Exercise brief:
Find each line holding "this" and copy it out.

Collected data
══════════

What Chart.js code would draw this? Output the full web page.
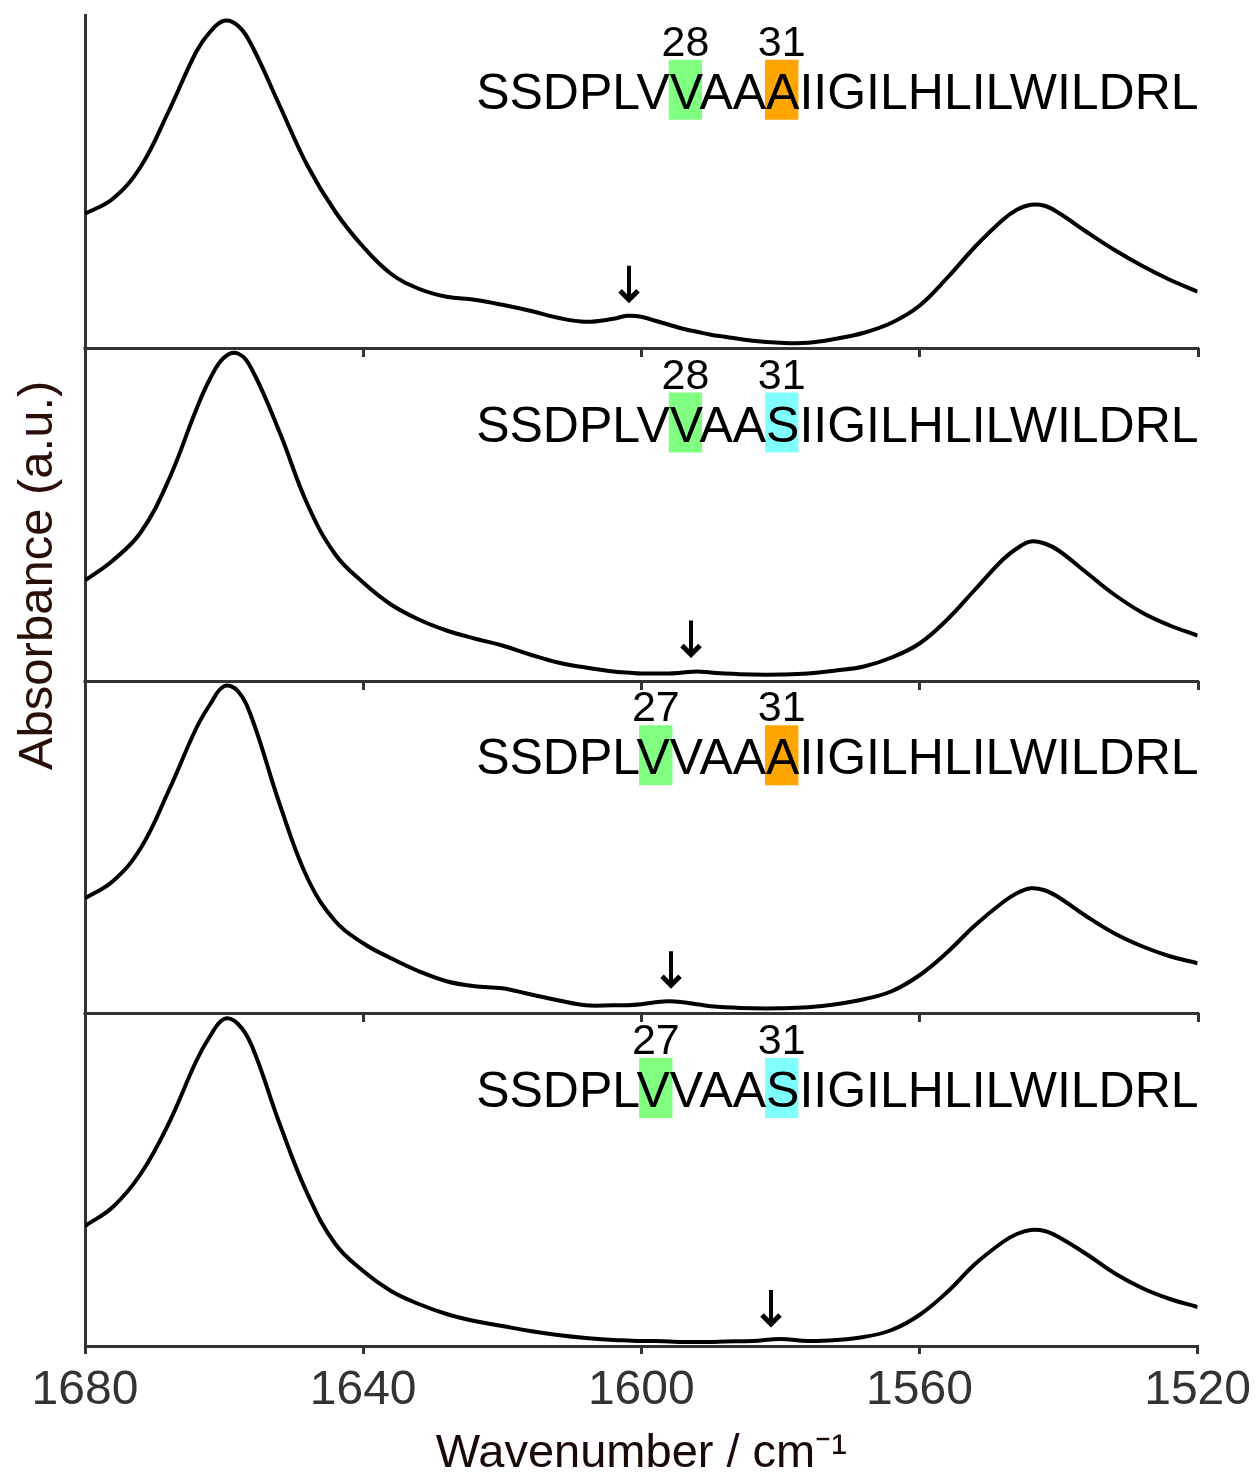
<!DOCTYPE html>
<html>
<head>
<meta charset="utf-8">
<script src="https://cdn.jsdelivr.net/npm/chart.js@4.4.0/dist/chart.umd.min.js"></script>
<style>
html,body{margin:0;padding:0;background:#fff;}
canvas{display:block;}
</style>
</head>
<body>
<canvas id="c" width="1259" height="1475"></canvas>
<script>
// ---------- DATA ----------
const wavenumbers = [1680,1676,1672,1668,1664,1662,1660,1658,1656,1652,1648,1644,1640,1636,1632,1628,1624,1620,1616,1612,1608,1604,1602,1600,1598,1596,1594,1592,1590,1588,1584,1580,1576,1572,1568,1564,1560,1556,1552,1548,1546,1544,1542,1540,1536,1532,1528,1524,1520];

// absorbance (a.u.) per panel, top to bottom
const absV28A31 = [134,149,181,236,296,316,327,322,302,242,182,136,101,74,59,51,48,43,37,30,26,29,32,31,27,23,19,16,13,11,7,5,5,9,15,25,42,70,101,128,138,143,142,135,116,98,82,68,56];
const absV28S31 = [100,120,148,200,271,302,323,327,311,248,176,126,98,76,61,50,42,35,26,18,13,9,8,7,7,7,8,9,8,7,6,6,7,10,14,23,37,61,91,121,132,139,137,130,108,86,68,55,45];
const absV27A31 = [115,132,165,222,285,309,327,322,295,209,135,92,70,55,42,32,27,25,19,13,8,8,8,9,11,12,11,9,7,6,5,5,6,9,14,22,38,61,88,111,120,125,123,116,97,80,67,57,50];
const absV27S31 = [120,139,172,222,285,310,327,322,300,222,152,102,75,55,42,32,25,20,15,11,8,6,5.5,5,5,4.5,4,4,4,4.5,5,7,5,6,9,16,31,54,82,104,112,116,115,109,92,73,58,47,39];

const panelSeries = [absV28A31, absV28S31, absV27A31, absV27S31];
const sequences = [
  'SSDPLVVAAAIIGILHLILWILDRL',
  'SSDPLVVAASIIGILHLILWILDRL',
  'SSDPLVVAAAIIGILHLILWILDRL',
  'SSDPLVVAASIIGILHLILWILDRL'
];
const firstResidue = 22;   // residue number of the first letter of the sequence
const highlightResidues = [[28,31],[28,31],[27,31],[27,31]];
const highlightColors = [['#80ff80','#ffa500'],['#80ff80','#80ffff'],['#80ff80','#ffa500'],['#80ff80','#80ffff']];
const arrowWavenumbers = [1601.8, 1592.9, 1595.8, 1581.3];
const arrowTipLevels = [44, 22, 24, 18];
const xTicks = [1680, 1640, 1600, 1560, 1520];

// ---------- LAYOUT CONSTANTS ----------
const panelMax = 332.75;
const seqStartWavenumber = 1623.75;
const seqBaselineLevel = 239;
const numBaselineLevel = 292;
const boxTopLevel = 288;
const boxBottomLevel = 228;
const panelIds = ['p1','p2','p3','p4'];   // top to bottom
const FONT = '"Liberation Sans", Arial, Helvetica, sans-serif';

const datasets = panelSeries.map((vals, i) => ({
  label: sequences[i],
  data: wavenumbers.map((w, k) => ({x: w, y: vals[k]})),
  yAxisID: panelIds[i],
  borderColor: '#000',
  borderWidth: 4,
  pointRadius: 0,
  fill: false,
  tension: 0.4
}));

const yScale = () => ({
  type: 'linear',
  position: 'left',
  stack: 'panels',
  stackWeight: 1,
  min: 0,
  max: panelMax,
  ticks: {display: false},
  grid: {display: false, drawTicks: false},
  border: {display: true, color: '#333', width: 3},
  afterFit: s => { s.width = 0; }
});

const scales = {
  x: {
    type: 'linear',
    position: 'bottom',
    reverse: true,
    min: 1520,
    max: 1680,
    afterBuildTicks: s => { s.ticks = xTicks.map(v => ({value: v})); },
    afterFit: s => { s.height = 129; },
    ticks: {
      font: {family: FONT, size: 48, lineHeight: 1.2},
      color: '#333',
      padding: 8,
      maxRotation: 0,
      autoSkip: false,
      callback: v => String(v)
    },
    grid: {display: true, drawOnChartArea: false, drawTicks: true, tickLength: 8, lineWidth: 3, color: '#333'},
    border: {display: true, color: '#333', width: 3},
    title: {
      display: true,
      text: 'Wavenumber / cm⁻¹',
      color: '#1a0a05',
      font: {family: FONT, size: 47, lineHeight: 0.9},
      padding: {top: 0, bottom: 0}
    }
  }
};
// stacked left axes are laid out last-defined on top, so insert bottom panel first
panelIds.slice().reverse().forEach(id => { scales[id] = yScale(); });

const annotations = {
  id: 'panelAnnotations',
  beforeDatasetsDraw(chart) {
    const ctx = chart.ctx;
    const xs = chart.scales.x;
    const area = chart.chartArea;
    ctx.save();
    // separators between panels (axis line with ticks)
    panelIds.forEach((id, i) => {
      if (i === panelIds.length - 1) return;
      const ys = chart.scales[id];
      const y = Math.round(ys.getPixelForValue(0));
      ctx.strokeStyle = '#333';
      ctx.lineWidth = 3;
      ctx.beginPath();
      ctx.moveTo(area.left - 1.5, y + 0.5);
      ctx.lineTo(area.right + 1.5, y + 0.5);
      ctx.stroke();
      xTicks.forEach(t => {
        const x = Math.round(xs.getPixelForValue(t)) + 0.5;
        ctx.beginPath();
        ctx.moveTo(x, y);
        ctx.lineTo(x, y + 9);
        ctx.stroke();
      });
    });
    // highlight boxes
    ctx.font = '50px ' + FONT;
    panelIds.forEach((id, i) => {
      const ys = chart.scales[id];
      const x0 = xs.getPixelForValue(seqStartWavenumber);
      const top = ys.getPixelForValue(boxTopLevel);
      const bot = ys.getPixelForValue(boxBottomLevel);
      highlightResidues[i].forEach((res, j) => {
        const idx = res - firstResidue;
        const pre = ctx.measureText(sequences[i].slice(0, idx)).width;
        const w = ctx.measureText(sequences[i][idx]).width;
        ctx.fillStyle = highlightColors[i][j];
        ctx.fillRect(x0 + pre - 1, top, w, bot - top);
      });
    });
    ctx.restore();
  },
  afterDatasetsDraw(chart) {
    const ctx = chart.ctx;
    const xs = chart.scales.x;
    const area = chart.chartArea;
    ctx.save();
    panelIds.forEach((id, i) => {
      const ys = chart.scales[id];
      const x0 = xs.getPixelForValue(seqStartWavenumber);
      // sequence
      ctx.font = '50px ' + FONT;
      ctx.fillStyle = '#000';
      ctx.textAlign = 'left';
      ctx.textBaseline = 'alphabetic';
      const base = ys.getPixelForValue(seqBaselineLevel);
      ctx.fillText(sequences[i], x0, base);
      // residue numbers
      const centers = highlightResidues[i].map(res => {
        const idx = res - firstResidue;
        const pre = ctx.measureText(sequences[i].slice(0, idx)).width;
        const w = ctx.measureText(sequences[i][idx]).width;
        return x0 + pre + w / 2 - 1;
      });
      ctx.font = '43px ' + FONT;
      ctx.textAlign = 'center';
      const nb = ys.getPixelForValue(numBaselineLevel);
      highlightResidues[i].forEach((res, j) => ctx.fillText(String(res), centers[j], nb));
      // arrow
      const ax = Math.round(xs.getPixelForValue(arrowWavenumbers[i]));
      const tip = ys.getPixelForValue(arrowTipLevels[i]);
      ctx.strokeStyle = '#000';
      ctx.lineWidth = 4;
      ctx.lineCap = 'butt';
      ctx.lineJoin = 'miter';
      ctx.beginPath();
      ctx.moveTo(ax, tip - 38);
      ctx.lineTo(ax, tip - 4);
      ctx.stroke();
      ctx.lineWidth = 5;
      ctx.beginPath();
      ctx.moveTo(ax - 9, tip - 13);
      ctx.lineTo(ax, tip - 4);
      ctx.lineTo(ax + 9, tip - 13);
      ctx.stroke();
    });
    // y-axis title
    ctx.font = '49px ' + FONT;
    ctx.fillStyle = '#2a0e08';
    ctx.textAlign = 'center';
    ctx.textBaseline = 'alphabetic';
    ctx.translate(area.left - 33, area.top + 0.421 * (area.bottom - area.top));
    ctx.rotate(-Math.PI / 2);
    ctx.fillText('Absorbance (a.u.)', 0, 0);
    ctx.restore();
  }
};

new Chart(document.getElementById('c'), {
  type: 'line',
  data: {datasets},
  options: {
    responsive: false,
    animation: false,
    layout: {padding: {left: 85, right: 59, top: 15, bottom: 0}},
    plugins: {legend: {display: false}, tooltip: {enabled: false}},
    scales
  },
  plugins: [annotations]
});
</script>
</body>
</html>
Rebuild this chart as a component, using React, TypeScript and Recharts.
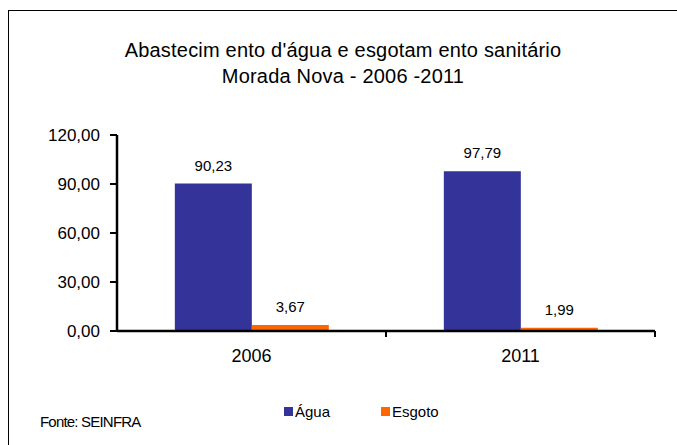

══════════

Solution below:
What Chart.js code would draw this? Output the full web page.
Rebuild this chart as a component, using React, TypeScript and Recharts.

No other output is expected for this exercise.